[Data entries]
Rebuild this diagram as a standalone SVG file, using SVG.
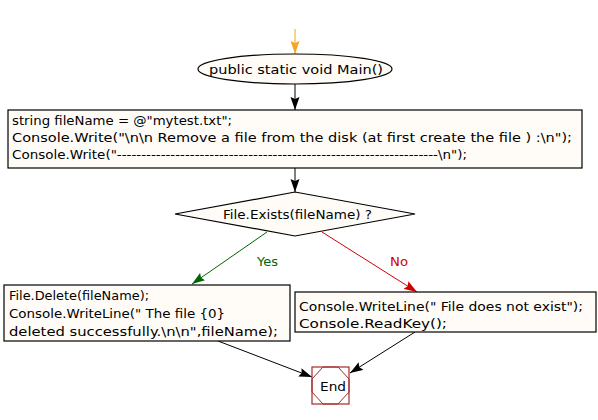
<svg xmlns="http://www.w3.org/2000/svg" width="598" height="420" viewBox="0 0 598 420">
<style>
.node{fill:#fffcf7;stroke:#000;stroke-width:1.2}
.t{font-family:"DejaVu Sans",sans-serif;font-size:13px;fill:#000}
.c{fill:none;stroke:#000;stroke-width:1}
</style>
<defs>
<marker id="ab" markerUnits="userSpaceOnUse" markerWidth="14" markerHeight="10" refX="13" refY="5" orient="auto" viewBox="0 0 14 10"><path d="M0,0.5 L13,5 L0,9.5 L2,5 Z" fill="#000"/></marker>
<marker id="ao" markerUnits="userSpaceOnUse" markerWidth="14" markerHeight="10" refX="13" refY="5" orient="auto" viewBox="0 0 14 10"><path d="M0,0.5 L13,5 L0,9.5 L2,5 Z" fill="#f5a623"/></marker>
<marker id="ag" markerUnits="userSpaceOnUse" markerWidth="14" markerHeight="10" refX="13" refY="5" orient="auto" viewBox="0 0 14 10"><path d="M0,0.5 L13,5 L0,9.5 L2,5 Z" fill="#006400"/></marker>
<marker id="ar" markerUnits="userSpaceOnUse" markerWidth="14" markerHeight="10" refX="13" refY="5" orient="auto" viewBox="0 0 14 10"><path d="M0,0.5 L13,5 L0,9.5 L2,5 Z" fill="#d00000"/></marker>
</defs>
<rect width="598" height="420" fill="#fff"/>
<g id="connectors">
<line x1="295" y1="29" x2="295" y2="54" stroke="#f5a623" stroke-width="1" marker-end="url(#ao)"/>
<line class="c" x1="295" y1="84" x2="295" y2="110" marker-end="url(#ab)"/>
<line class="c" x1="295" y1="168" x2="295" y2="192" marker-end="url(#ab)"/>
<line x1="267" y1="232" x2="192" y2="284" stroke="#006400" stroke-width="1" marker-end="url(#ag)"/>
<line x1="322" y1="232" x2="417" y2="292" stroke="#d00000" stroke-width="1" marker-end="url(#ar)"/>
<line class="c" x1="218" y1="341" x2="312" y2="377" marker-end="url(#ab)"/>
<line class="c" x1="415" y1="332" x2="350" y2="373" marker-end="url(#ab)"/>
<text class="t" x="257" y="266" style="fill:#006400" textLength="21" lengthAdjust="spacingAndGlyphs">Yes</text>
<text class="t" x="390" y="266" style="fill:#d00000" textLength="18" lengthAdjust="spacingAndGlyphs">No</text>
</g>
<g id="start">
<ellipse class="node" cx="295" cy="69" rx="97" ry="15"/>
<text class="t" x="209" y="74" textLength="174" lengthAdjust="spacingAndGlyphs">public static void Main()</text>
</g>
<g id="init">
<rect class="node" x="8" y="110" width="574" height="58"/>
<text class="t" x="12" y="125" textLength="220" lengthAdjust="spacingAndGlyphs">string fileName = @"mytest.txt";</text>
<text class="t" x="12" y="142" textLength="560" lengthAdjust="spacingAndGlyphs">Console.Write("\n\n Remove a file from the disk (at first create the file ) :\n");</text>
<text class="t" x="12" y="159" textLength="455" lengthAdjust="spacingAndGlyphs">Console.Write("------------------------------------------------------------------\n");</text>
</g>
<g id="decision">
<polygon class="node" points="295,192 415,214 295,236 175,214"/>
<text class="t" x="223" y="219" textLength="149" lengthAdjust="spacingAndGlyphs">File.Exists(fileName) ?</text>
</g>
<g id="delete">
<rect class="node" x="4" y="285" width="286" height="56"/>
<text class="t" x="9" y="300" textLength="140" lengthAdjust="spacingAndGlyphs">File.Delete(fileName);</text>
<text class="t" x="9" y="318" textLength="216" lengthAdjust="spacingAndGlyphs">Console.WriteLine(" The file {0}</text>
<text class="t" x="9" y="336" textLength="269" lengthAdjust="spacingAndGlyphs">deleted successfully.\n\n",fileName);</text>
</g>
<g id="notexist">
<rect class="node" x="295" y="292" width="301" height="40"/>
<text class="t" x="299" y="311" textLength="284" lengthAdjust="spacingAndGlyphs">Console.WriteLine(" File does not exist");</text>
<text class="t" x="299" y="328" textLength="148" lengthAdjust="spacingAndGlyphs">Console.ReadKey();</text>
</g>
<g id="end">
<rect x="312" y="367" width="37" height="37" fill="#fff" stroke="#a52a2a" stroke-width="1.2"/>
<polygon points="323,367 338,367 349,379 349,392 338,404 323,404 312,392 312,379" fill="none" stroke="#a52a2a" stroke-width="1"/>
<text class="t" x="320" y="391" textLength="26" lengthAdjust="spacingAndGlyphs">End</text>
</g>
</svg>
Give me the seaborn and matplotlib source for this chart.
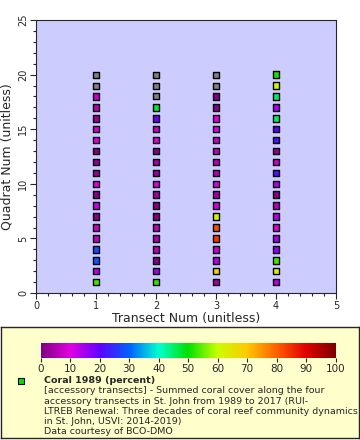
import numpy as np
import pandas as pd
import matplotlib
matplotlib.use("Agg")
import matplotlib.pyplot as plt
import seaborn as sns
from matplotlib.colors import LinearSegmentedColormap, Normalize
from matplotlib.ticker import MultipleLocator
import matplotlib as mpl

# quadrat 1..20 (bottom to top) for each transect
quadrats = list(range(1, 21))
transect1 = [53, 13, 29, 28, 7, 8, 1, 12, 1, 10, 3, 2, 1, 10, 9, 3, 6, 8, np.nan, np.nan]
transect2 = [52, 15, 1, 6, 5, 7, 1, 1, 4, 10, 3, 4, 1, 10, 8, 19, 48, np.nan, np.nan, np.nan]
transect3 = [4, 68, 13, 8, 84, 82, 62, 11, 4, 10, 6, 6, 7, 8, 10, 10, 1, 1, np.nan, np.nan]
transect4 = [13, 62, 53, 16, 15, 10, 13, 6, 1, 14, 22, 8, 2, 22, 20, 45, 14, 45, 62, 51]

cbar_ticks = list(range(0, 101, 10))

rows = []
for t, vals in enumerate([transect1, transect2, transect3, transect4], start=1):
    for q, v in zip(quadrats, vals):
        rows.append({"transect": t, "quadrat": q, "coral": v})
df = pd.DataFrame(rows)

# rainbow-ish palette like the original
cmap = LinearSegmentedColormap.from_list("rainbow2", [
    (0.0, "#800080"), (0.1, "#e000e0"), (0.2, "#6000ff"), (0.3, "#0060ff"),
    (0.4, "#00ffd0"), (0.5, "#00e000"), (0.6, "#c8ff00"), (0.7, "#ffc800"),
    (0.8, "#ff6000"), (0.9, "#e00000"), (1.0, "#800000")])
norm = Normalize(0, 100)

sns.set_style("ticks")
plt.rcParams["font.family"] = ["DejaVu Sans"]

fig = plt.figure(figsize=(3.6, 4.4), dpi=100)

# legend panel first so the main axes (and its labels) sit on top
lax = fig.add_axes([0.003, 0.005, 0.994, 0.252])
lax.set_facecolor("#ffffcc")
lax.set_xticks([])
lax.set_yticks([])
lax.set_xlim(0, 360)
lax.set_ylim(111, 0)
for s in lax.spines.values():
    s.set_linewidth(1)

ax = fig.add_axes([0.1, 0.334, 0.833, 0.6205])
ax.set_facecolor("#ccccff")

ok = df.dropna()
miss = df[df["coral"].isna()]
sns.scatterplot(data=ok, x="transect", y="quadrat", hue="coral", palette=cmap, hue_norm=norm,
                marker="s", s=22, edgecolor="black", linewidth=1, legend=False, ax=ax, zorder=3)
sns.scatterplot(data=miss, x="transect", y="quadrat", color="#808080",
                marker="s", s=22, edgecolor="black", linewidth=1, legend=False, ax=ax, zorder=3)

ax.set_xlim(0, 5)
ax.set_ylim(0, 25)
ax.xaxis.set_major_locator(MultipleLocator(1))
ax.xaxis.set_minor_locator(MultipleLocator(0.2))
ax.yaxis.set_major_locator(MultipleLocator(5))
ax.yaxis.set_minor_locator(MultipleLocator(1))
ax.tick_params(which="major", length=4, labelsize=7, width=0.8, pad=1.5)
ax.tick_params(which="minor", length=2, width=0.8)
for lbl in ax.get_yticklabels():
    lbl.set_rotation(90)
    lbl.set_va("center")
ax.set_xlabel("Transect Num (unitless)", fontsize=9)
ax.set_ylabel("Quadrat Num (unitless)", fontsize=9)
ax.xaxis.set_label_coords(0.5, -0.07)
ax.yaxis.set_label_coords(-0.075, 0.5)
for s in ax.spines.values():
    s.set_linewidth(0.8)

cax = fig.add_axes([0.113, 0.186, 0.819, 0.0355])
cb = mpl.colorbar.ColorbarBase(cax, cmap=cmap, norm=norm, orientation="horizontal")
cb.set_ticks(cbar_ticks)
cb.outline.set_visible(False)
cax.tick_params(labelsize=7.5, length=3, width=0.8, pad=1)

lax.plot([20], [54], marker="s", markersize=4.5, markerfacecolor="#00e000",
         markeredgecolor="black", markeredgewidth=0.8, linestyle="none")
lax.text(43, 54, "Coral 1989 (percent)", fontsize=6.8, fontweight="bold", va="center")
lines = ["[accessory transects] - Summed coral cover along the four",
         "accessory transects in St. John from 1989 to 2017 (RUI-",
         "LTREB Renewal: Three decades of coral reef community dynamics",
         "in St. John, USVI: 2014-2019)",
         "Data courtesy of BCO-DMO"]
for i, t in enumerate(lines):
    lax.text(43, 64 + 10.2 * i, t, fontsize=6.8, va="center")

fig.savefig("out.png", dpi=100)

EXERCISE DETAILS >>
Give again, word for word, the part that opens with the line containing "Give me the" and closes with the one containing "import matplotlib as mpl". Include both of those lines and skip all pictures.

TASK ANSWER >>
Give me the seaborn and matplotlib source for this chart.
import numpy as np
import pandas as pd
import matplotlib
matplotlib.use("Agg")
import matplotlib.pyplot as plt
import seaborn as sns
from matplotlib.colors import LinearSegmentedColormap, Normalize
from matplotlib.ticker import MultipleLocator
import matplotlib as mpl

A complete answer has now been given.